──────── DATASET CONTENT ────────
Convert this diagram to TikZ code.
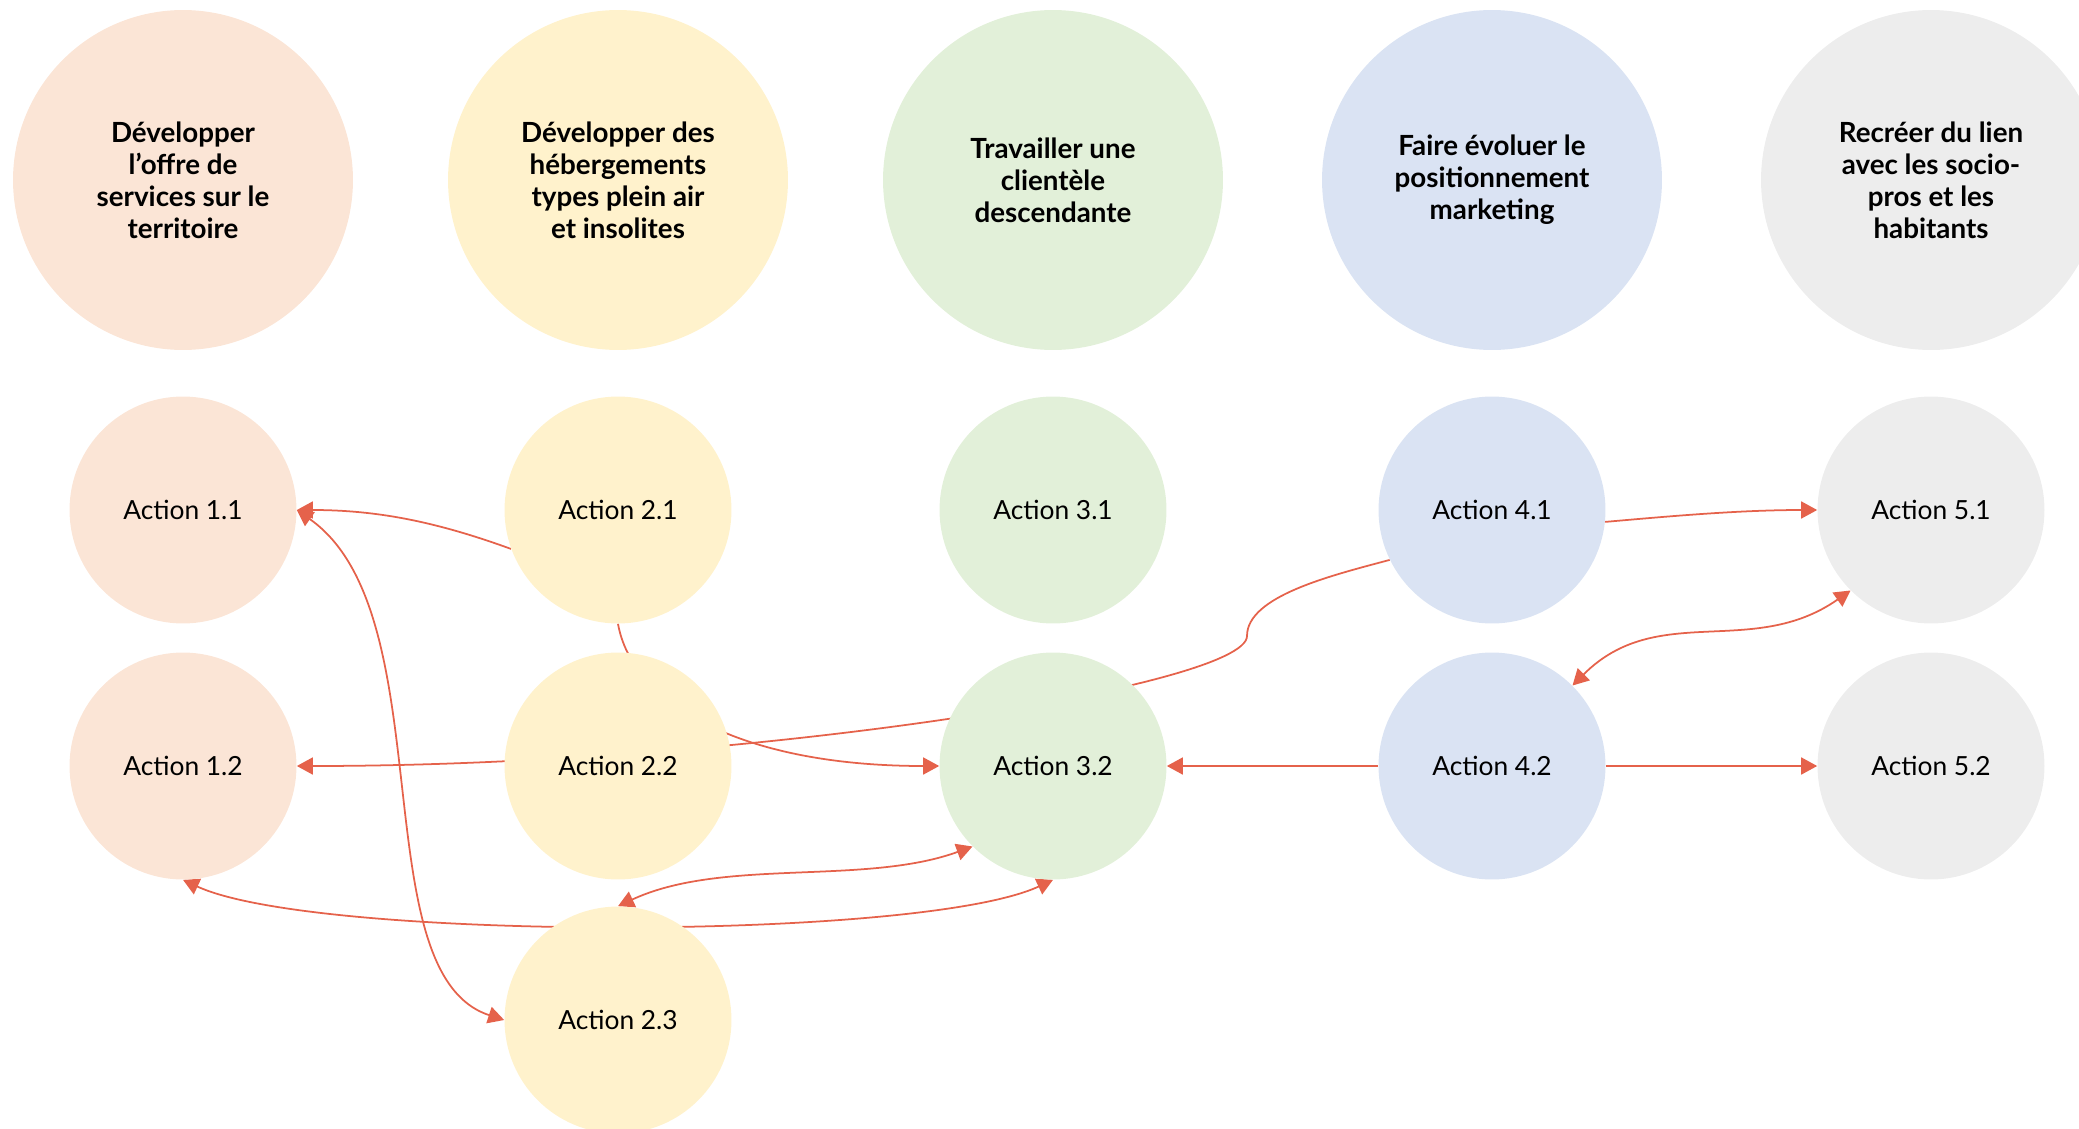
\documentclass[tikz,border=0pt]{standalone}
\usepackage{fontspec}
\setmainfont{Lato}
\usetikzlibrary{arrows.meta,backgrounds}
\definecolor{peche}{HTML}{FBE5D6}
\definecolor{jaune}{HTML}{FFF2CC}
\definecolor{vert}{HTML}{E2F0D9}
\definecolor{bleu}{HTML}{DAE3F3}
\definecolor{gris}{HTML}{EDEDED}
\definecolor{lienrouge}{HTML}{E5624B}

\begin{document}
\begin{tikzpicture}[x=0.02cm, y=0.02cm,
	axe/.style={circle, inner sep=0pt, minimum size=6.8cm, align=center, font=\bfseries\fontsize{15.8}{18.2}\selectfont},
	action/.style={circle, inner sep=0pt, minimum size=4.54cm, font=\fontsize{15}{17}\selectfont},
	lien/.style={draw=lienrouge, line width=1pt, -{Triangle[length=0.32cm, width=0.34cm]}},
	lienab/.style={lien, {Triangle[length=0.32cm, width=0.34cm]}-{Triangle[length=0.32cm, width=0.34cm]}}]
	\path[use as bounding box, clip] (0,0) rectangle (2079,-1129);
	\node[axe, fill=peche] (axe1) at (183,-180) {Développer\\l’offre de\\services sur le\\territoire};
	\node[axe, fill=jaune] (axe2) at (618,-180) {Développer des\\hébergements\\types plein air\\et insolites};
	\node[axe, fill=vert] (axe3) at (1053,-180) {Travailler une\\clientèle\\descendante};
	\node[axe, fill=bleu] (axe4) at (1492,-180) {Faire évoluer le\\positionnement\\marketing};
	\node[axe, fill=gris] (axe5) at (1931,-180) {Recréer du lien\\avec les socio-\\pros et les\\habitants};
	\node[action, fill=peche] (a11) at (183,-510) {Action 1.1};
	\node[action, fill=peche] (a12) at (183,-766) {Action 1.2};
	\node[action, fill=jaune] (a21) at (618,-510) {Action 2.1};
	\node[action, fill=jaune] (a22) at (618,-766) {Action 2.2};
	\node[action, fill=jaune] (a23) at (618,-1020) {Action 2.3};
	\node[action, fill=vert] (a31) at (1053,-510) {Action 3.1};
	\node[action, fill=vert] (a32) at (1053,-766) {Action 3.2};
	\node[action, fill=bleu] (a41) at (1492,-510) {Action 4.1};
	\node[action, fill=bleu] (a42) at (1492,-766) {Action 4.2};
	\node[action, fill=gris] (a51) at (1931,-510) {Action 5.1};
	\node[action, fill=gris] (a52) at (1931,-766) {Action 5.2};
	\coordinate (k41) at (1247,-636);
	\begin{scope}[on background layer]
		\draw[lien] (a21.200) .. controls +(160:80) and +(0:80) .. (a11.east);
		\draw[lienab] (a11.east) .. controls +(-35:180) and +(162:150) .. (a23.west);
		\draw[lien] (a21.south) .. controls +(-80:80) and +(180:200) .. (a32.west);
		\draw[lien] (a41.206) .. controls +(195:60) and +(90:40) .. (k41) .. controls +(-90:50) and +(0:450) .. (a12.east);
		\draw[lienab] (a12.south) .. controls +(-25:145) and +(205:145) .. (a32.south);
		\draw[lienab] (a23.north) .. controls +(25:115) and +(200:115) .. (a32.225);
		\draw[lien] (a42.west) -- (a32.east);
		\draw[lien] (a41.-6) .. controls +(5:60) and +(180:80) .. (a51.west);
		\draw[lien] (a42.east) -- (a52.west);
		\draw[lienab] (a42.45) .. controls +(45:120) and +(215:120) .. (a51.225);
	\end{scope}
\end{tikzpicture}
\end{document}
────────
● **EXERCISE BRIEF**:
Return the listing above word for word, with the pictures removed.

● **RESULT OF THIS TASK**:
Convert this diagram to TikZ code.
\documentclass[tikz,border=0pt]{standalone}
\usepackage{fontspec}
\setmainfont{Lato}
\usetikzlibrary{arrows.meta,backgrounds}
\definecolor{peche}{HTML}{FBE5D6}
\definecolor{jaune}{HTML}{FFF2CC}
\definecolor{vert}{HTML}{E2F0D9}
\definecolor{bleu}{HTML}{DAE3F3}
\definecolor{gris}{HTML}{EDEDED}
\definecolor{lienrouge}{HTML}{E5624B}

\begin{document}
\begin{tikzpicture}[x=0.02cm, y=0.02cm,
	axe/.style={circle, inner sep=0pt, minimum size=6.8cm, align=center, font=\bfseries\fontsize{15.8}{18.2}\selectfont},
	action/.style={circle, inner sep=0pt, minimum size=4.54cm, font=\fontsize{15}{17}\selectfont},
	lien/.style={draw=lienrouge, line width=1pt, -{Triangle[length=0.32cm, width=0.34cm]}},
	lienab/.style={lien, {Triangle[length=0.32cm, width=0.34cm]}-{Triangle[length=0.32cm, width=0.34cm]}}]
	\path[use as bounding box, clip] (0,0) rectangle (2079,-1129);
	\node[axe, fill=peche] (axe1) at (183,-180) {Développer\\l’offre de\\services sur le\\territoire};
	\node[axe, fill=jaune] (axe2) at (618,-180) {Développer des\\hébergements\\types plein air\\et insolites};
	\node[axe, fill=vert] (axe3) at (1053,-180) {Travailler une\\clientèle\\descendante};
	\node[axe, fill=bleu] (axe4) at (1492,-180) {Faire évoluer le\\positionnement\\marketing};
	\node[axe, fill=gris] (axe5) at (1931,-180) {Recréer du lien\\avec les socio-\\pros et les\\habitants};
	\node[action, fill=peche] (a11) at (183,-510) {Action 1.1};
	\node[action, fill=peche] (a12) at (183,-766) {Action 1.2};
	\node[action, fill=jaune] (a21) at (618,-510) {Action 2.1};
	\node[action, fill=jaune] (a22) at (618,-766) {Action 2.2};
	\node[action, fill=jaune] (a23) at (618,-1020) {Action 2.3};
	\node[action, fill=vert] (a31) at (1053,-510) {Action 3.1};
	\node[action, fill=vert] (a32) at (1053,-766) {Action 3.2};
	\node[action, fill=bleu] (a41) at (1492,-510) {Action 4.1};
	\node[action, fill=bleu] (a42) at (1492,-766) {Action 4.2};
	\node[action, fill=gris] (a51) at (1931,-510) {Action 5.1};
	\node[action, fill=gris] (a52) at (1931,-766) {Action 5.2};
	\coordinate (k41) at (1247,-636);
	\begin{scope}[on background layer]
		\draw[lien] (a21.200) .. controls +(160:80) and +(0:80) .. (a11.east);
		\draw[lienab] (a11.east) .. controls +(-35:180) and +(162:150) .. (a23.west);
		\draw[lien] (a21.south) .. controls +(-80:80) and +(180:200) .. (a32.west);
		\draw[lien] (a41.206) .. controls +(195:60) and +(90:40) .. (k41) .. controls +(-90:50) and +(0:450) .. (a12.east);
		\draw[lienab] (a12.south) .. controls +(-25:145) and +(205:145) .. (a32.south);
		\draw[lienab] (a23.north) .. controls +(25:115) and +(200:115) .. (a32.225);
		\draw[lien] (a42.west) -- (a32.east);
		\draw[lien] (a41.-6) .. controls +(5:60) and +(180:80) .. (a51.west);
		\draw[lien] (a42.east) -- (a52.west);
		\draw[lienab] (a42.45) .. controls +(45:120) and +(215:120) .. (a51.225);
	\end{scope}
\end{tikzpicture}
\end{document}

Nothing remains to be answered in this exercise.